What you are asked to do:
The lines beneath this instruction, from the first through the one containing "2.55, 2.85, 2.95];", must be transcribed exactly; no other line belongs in the output.

»»

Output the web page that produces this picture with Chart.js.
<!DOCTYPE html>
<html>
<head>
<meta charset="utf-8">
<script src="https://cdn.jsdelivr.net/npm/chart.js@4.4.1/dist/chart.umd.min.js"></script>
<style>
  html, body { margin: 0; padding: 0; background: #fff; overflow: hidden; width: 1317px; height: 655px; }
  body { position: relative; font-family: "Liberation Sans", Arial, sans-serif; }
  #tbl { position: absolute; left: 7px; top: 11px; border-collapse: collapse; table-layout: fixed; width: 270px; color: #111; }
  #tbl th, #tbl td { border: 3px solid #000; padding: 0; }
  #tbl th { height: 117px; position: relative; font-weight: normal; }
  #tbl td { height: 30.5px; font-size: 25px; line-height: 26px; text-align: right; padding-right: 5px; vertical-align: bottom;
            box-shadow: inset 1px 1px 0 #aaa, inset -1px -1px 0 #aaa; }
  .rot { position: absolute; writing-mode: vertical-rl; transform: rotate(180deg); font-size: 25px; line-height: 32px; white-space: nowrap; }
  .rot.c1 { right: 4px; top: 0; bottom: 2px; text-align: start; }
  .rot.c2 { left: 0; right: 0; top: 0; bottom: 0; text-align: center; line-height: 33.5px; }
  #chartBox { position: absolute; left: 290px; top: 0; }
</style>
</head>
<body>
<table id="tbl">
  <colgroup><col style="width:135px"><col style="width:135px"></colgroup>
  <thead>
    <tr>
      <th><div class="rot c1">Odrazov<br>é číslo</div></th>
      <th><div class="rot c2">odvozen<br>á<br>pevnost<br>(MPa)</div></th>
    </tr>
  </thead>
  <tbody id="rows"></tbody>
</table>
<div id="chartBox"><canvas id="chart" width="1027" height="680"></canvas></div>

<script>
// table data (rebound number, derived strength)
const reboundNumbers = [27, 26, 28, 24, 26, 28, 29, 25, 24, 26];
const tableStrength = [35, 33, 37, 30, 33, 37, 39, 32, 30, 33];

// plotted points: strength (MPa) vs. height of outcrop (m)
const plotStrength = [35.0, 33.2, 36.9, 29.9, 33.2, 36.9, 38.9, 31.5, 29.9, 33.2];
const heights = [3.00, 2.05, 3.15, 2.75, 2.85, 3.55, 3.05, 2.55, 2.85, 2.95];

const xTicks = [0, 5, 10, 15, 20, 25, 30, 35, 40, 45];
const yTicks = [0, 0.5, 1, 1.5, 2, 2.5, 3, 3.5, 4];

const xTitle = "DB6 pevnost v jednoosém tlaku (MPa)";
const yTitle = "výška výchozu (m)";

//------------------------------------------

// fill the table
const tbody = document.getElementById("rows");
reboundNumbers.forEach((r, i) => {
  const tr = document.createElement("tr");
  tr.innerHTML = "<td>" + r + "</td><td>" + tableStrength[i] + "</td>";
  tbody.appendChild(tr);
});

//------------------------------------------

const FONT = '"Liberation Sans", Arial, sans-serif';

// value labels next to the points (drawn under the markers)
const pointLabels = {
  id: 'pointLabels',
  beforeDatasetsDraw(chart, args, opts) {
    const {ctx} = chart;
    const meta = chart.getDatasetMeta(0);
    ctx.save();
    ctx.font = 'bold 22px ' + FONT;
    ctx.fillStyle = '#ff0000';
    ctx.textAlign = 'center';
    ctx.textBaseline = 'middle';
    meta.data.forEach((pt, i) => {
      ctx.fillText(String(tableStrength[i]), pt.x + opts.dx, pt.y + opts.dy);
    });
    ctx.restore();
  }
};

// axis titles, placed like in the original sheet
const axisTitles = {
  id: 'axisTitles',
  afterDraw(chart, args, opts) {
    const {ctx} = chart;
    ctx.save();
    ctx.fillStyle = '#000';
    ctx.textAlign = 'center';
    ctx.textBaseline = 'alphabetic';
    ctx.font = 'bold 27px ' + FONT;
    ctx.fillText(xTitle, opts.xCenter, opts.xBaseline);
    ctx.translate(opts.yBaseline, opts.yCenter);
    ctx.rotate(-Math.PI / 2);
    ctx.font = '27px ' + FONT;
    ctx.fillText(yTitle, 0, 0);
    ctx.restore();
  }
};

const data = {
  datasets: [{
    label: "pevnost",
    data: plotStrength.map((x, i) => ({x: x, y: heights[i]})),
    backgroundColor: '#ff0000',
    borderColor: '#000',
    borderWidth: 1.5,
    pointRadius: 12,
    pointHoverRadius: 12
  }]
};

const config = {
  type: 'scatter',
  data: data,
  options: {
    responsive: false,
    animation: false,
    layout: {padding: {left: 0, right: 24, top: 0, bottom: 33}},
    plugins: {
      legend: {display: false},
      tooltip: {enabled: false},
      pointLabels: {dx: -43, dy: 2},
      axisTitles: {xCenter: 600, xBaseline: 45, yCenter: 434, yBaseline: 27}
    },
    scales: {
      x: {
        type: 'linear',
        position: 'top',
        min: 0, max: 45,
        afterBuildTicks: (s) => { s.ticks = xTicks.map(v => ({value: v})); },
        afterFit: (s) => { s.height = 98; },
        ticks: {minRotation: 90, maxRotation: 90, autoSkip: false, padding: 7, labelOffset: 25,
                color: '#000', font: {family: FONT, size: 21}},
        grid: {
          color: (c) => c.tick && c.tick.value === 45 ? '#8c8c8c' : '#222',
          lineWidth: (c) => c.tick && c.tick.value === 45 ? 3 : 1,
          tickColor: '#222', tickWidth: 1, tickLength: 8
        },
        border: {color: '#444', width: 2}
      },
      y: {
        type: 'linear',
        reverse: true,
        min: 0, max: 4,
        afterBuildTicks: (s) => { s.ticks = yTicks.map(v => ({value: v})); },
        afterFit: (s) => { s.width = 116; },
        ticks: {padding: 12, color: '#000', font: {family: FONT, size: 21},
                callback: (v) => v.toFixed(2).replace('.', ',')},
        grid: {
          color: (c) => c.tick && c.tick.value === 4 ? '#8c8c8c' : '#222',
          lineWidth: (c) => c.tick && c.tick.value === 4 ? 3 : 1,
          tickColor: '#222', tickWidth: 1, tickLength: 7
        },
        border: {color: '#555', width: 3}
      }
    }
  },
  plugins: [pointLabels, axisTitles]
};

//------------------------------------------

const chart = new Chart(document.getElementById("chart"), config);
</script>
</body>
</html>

««

Solution:
Output the web page that produces this picture with Chart.js.
<!DOCTYPE html>
<html>
<head>
<meta charset="utf-8">
<script src="https://cdn.jsdelivr.net/npm/chart.js@4.4.1/dist/chart.umd.min.js"></script>
<style>
  html, body { margin: 0; padding: 0; background: #fff; overflow: hidden; width: 1317px; height: 655px; }
  body { position: relative; font-family: "Liberation Sans", Arial, sans-serif; }
  #tbl { position: absolute; left: 7px; top: 11px; border-collapse: collapse; table-layout: fixed; width: 270px; color: #111; }
  #tbl th, #tbl td { border: 3px solid #000; padding: 0; }
  #tbl th { height: 117px; position: relative; font-weight: normal; }
  #tbl td { height: 30.5px; font-size: 25px; line-height: 26px; text-align: right; padding-right: 5px; vertical-align: bottom;
            box-shadow: inset 1px 1px 0 #aaa, inset -1px -1px 0 #aaa; }
  .rot { position: absolute; writing-mode: vertical-rl; transform: rotate(180deg); font-size: 25px; line-height: 32px; white-space: nowrap; }
  .rot.c1 { right: 4px; top: 0; bottom: 2px; text-align: start; }
  .rot.c2 { left: 0; right: 0; top: 0; bottom: 0; text-align: center; line-height: 33.5px; }
  #chartBox { position: absolute; left: 290px; top: 0; }
</style>
</head>
<body>
<table id="tbl">
  <colgroup><col style="width:135px"><col style="width:135px"></colgroup>
  <thead>
    <tr>
      <th><div class="rot c1">Odrazov<br>é číslo</div></th>
      <th><div class="rot c2">odvozen<br>á<br>pevnost<br>(MPa)</div></th>
    </tr>
  </thead>
  <tbody id="rows"></tbody>
</table>
<div id="chartBox"><canvas id="chart" width="1027" height="680"></canvas></div>

<script>
// table data (rebound number, derived strength)
const reboundNumbers = [27, 26, 28, 24, 26, 28, 29, 25, 24, 26];
const tableStrength = [35, 33, 37, 30, 33, 37, 39, 32, 30, 33];

// plotted points: strength (MPa) vs. height of outcrop (m)
const plotStrength = [35.0, 33.2, 36.9, 29.9, 33.2, 36.9, 38.9, 31.5, 29.9, 33.2];
const heights = [3.00, 2.05, 3.15, 2.75, 2.85, 3.55, 3.05, 2.55, 2.85, 2.95];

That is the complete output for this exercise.